For tenants behind on rent during the pandemic, being shielded from eviction for nonpayment requires strictly following rules in the U.S. Centers for Disease Control’s eviction moratorium that began September 4 and runs through the end of 2020.
Now the makers of website Hello Landlord, which helps tenants give notices to their landlords, have updated their free tool to meet the CDC requirements.
At HelloLandlord.org, tenants submit their information and answer a series of questions, including their landlord’s name and how much money they owe. The site automatically generates a customized letter to the landlord that outlines the tenant’s circumstances and includes a promise to pay the back rent. Tenants also get a declaration document that follows the moratorium order.
In the declaration, tenants must swear they:
- Earn no more than $99,000 annually (or $198,000 jointly).
- Can’t pay their rent because of loss of work or extraordinary out-of-pocket medical expenses;
- Have done their best to get available housing assistance;
- Would become homeless or have to move into a home with many people, potentially spreading the COVID-19 virus;
- Will try to make timely partial payments.
No documentation is required, and there are no official forms.
If renters don’t qualify for protection under the new order, the site will create a letter that asks the landlord for flexibility with making rent payments.

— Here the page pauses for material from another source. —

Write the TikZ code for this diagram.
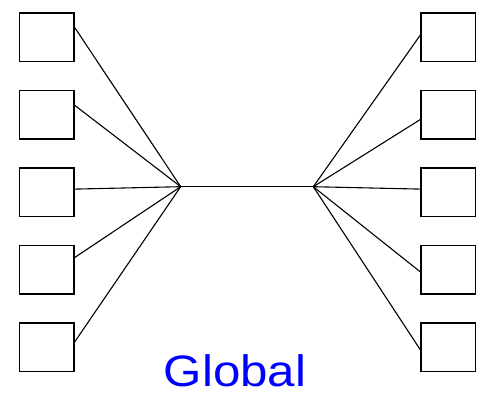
\documentclass[tikz,border=0pt]{standalone}
\usepackage{fontspec}
\setmainfont{Liberation Sans}
\usetikzlibrary{positioning}

\tikzset{
    port/.style={draw, line width=1.2pt, minimum width=54.5pt, minimum height=48.5pt, inner sep=0pt},
    wire/.style={line width=1.1pt},
}

\begin{document}
\begin{tikzpicture}[x=1pt, y=1pt, node distance=27.8pt]
    \useasboundingbox (0,0) rectangle (479,397);
    %% left column
    \node[port] (l1) at (46.7,359.8) {};
    \node[port, below = of l1] (l2) {};
    \node[port, below = of l2] (l3) {};
    \node[port, below = of l3] (l4) {};
    \node[port, below = of l4] (l5) {};
    %% right column
    \node[port] (r1) at (448.2,359.8) {};
    \node[port, below = of r1] (r2) {};
    \node[port, below = of r2] (r3) {};
    \node[port, below = of r3] (r4) {};
    \node[port, below = of r4] (r5) {};
    % the two fan-in points
    \coordinate (hl) at (180.7,210.3);
    \coordinate (hr) at (313.3,210.3);
    \draw[wire] (hl) -- (hr);
    \foreach \i/\dl/\dr in {1/9.9/2.2, 2/9.5/-4.8, 3/3.1/3.1, 4/12.1/-2.2, 5/5.1/-2.6}{
        \draw[wire] (hl) -- ([yshift=\dl pt]l\i.east);
        \draw[wire] (hr) -- ([yshift=\dr pt]r\i.west);
    }
    % caption
    \node[anchor=base, text=blue, font=\fontsize{44}{44}\selectfont, inner sep=0pt] (name) at (235,10.3) {\scalebox{1.12}[1]{Global}};
\end{tikzpicture}
\end{document}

Relationships between landlords and renters often start going south because of communication issues. That’s something Hello Landlord’s letters might head off by helping tenants communicate effectively. The letters meet the legal requirements but also sound, well, human, despite being automated. The language is informal, even conciliatory. The tenant empathizes with the landlord – acknowledging that this time is financially hard on them, too – and pledges to work together.
Some sample language: “Although the CDC’s Order may prevent my eviction, I want you to know that I am willing to work with you moving forward during this challenging time.”
Hello Landlord debuted in 2019 and was originally created by SixFifty, a software subsidiary of technology law firm Wilson Sonsini Goodrich & Rosati. They collaborated with LawX, the legal design lab at Brigham Young University’s Law School, and the Innovation for Justice (i4J) Program at University of Arizona College of Law to research causes of and solutions to the eviction crisis.